Source code of charts

┌────────

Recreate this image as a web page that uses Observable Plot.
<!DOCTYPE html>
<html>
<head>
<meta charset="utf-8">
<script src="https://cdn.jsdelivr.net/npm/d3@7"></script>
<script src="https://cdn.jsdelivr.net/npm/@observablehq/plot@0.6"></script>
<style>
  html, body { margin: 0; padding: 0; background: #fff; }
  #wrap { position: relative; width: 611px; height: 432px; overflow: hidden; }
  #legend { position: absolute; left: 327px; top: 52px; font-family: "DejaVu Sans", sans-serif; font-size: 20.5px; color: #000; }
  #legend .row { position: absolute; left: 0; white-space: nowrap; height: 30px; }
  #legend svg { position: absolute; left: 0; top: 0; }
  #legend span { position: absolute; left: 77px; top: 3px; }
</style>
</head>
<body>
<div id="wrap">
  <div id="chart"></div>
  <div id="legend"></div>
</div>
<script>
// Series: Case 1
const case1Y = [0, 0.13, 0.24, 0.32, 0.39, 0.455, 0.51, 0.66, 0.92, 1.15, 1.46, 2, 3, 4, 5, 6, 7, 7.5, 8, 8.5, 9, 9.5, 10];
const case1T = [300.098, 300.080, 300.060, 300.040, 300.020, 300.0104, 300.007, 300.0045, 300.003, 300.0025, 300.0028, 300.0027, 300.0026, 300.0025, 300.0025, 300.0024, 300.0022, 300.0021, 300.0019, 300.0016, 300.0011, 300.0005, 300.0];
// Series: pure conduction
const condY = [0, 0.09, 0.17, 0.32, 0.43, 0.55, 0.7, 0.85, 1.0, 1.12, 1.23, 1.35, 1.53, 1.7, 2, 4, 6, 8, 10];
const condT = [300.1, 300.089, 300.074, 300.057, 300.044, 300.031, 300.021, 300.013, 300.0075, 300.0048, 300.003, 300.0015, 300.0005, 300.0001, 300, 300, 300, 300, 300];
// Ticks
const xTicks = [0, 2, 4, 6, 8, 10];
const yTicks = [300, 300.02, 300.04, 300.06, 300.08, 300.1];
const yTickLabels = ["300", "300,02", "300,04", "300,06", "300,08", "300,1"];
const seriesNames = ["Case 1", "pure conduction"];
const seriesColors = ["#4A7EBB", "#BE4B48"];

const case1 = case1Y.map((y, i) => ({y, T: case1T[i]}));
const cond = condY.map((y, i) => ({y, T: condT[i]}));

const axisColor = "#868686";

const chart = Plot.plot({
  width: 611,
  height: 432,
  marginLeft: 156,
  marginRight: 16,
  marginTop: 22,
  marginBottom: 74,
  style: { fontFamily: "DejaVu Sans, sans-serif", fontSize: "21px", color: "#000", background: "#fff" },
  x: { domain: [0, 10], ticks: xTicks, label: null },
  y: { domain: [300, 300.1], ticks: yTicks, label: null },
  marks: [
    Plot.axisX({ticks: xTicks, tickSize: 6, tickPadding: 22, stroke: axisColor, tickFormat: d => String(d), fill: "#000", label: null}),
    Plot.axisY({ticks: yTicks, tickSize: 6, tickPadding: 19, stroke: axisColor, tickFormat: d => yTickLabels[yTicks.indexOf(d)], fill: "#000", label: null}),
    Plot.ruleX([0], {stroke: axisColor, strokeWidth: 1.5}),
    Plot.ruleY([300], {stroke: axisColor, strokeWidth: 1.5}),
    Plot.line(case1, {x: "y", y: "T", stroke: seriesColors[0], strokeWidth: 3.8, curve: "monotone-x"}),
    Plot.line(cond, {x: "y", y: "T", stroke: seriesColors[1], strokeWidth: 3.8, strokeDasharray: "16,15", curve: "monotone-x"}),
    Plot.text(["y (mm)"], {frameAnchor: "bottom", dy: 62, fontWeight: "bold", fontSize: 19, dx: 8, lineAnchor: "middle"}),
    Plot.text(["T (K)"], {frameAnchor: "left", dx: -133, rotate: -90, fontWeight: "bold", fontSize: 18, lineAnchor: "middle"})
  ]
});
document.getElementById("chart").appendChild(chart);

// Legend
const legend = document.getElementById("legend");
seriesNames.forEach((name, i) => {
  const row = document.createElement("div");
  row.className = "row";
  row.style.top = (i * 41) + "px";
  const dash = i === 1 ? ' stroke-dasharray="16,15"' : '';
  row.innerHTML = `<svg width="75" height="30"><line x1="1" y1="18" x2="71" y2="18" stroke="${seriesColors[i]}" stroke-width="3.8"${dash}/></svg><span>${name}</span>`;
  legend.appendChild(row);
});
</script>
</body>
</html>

└────────
┌────────

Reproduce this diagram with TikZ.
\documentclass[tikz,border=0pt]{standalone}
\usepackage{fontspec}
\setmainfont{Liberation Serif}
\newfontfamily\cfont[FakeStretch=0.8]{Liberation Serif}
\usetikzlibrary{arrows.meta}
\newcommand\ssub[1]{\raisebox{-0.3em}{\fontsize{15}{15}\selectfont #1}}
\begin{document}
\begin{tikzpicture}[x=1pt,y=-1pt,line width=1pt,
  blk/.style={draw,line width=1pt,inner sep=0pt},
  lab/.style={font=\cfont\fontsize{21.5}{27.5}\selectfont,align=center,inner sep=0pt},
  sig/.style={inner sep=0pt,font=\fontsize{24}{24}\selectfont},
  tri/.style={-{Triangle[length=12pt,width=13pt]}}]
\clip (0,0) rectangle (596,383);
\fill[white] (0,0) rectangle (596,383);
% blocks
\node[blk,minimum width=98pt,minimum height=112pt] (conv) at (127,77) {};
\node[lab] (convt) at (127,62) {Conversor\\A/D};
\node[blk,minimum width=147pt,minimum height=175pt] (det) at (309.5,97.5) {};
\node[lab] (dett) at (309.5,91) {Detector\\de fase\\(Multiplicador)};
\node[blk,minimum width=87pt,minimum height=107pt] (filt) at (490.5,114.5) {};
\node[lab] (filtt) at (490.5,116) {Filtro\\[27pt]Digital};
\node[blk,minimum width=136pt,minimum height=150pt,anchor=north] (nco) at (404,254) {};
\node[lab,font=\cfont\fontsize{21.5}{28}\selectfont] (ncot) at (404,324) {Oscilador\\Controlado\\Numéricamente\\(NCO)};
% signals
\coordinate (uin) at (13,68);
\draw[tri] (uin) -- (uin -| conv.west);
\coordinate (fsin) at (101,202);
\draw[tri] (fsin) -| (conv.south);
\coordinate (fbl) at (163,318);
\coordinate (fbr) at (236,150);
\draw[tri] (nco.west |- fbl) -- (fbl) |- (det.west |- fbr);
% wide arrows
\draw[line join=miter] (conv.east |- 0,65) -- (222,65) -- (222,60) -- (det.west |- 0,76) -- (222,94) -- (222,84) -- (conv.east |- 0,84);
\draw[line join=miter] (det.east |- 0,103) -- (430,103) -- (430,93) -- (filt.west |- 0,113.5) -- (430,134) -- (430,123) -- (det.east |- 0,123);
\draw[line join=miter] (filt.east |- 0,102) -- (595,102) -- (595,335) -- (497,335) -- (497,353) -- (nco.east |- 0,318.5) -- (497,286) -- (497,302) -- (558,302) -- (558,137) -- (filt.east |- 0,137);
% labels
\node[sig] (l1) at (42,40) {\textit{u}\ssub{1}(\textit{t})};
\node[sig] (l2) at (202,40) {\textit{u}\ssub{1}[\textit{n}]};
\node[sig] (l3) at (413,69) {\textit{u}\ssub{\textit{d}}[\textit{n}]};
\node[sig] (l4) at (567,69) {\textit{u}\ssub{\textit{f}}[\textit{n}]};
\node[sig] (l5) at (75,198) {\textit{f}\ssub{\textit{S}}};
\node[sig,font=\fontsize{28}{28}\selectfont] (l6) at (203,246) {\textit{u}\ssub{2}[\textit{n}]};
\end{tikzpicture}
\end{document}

└────────

= Aim =
Report only how many lines in the records contain the word "this".

= Result of the exercise =
2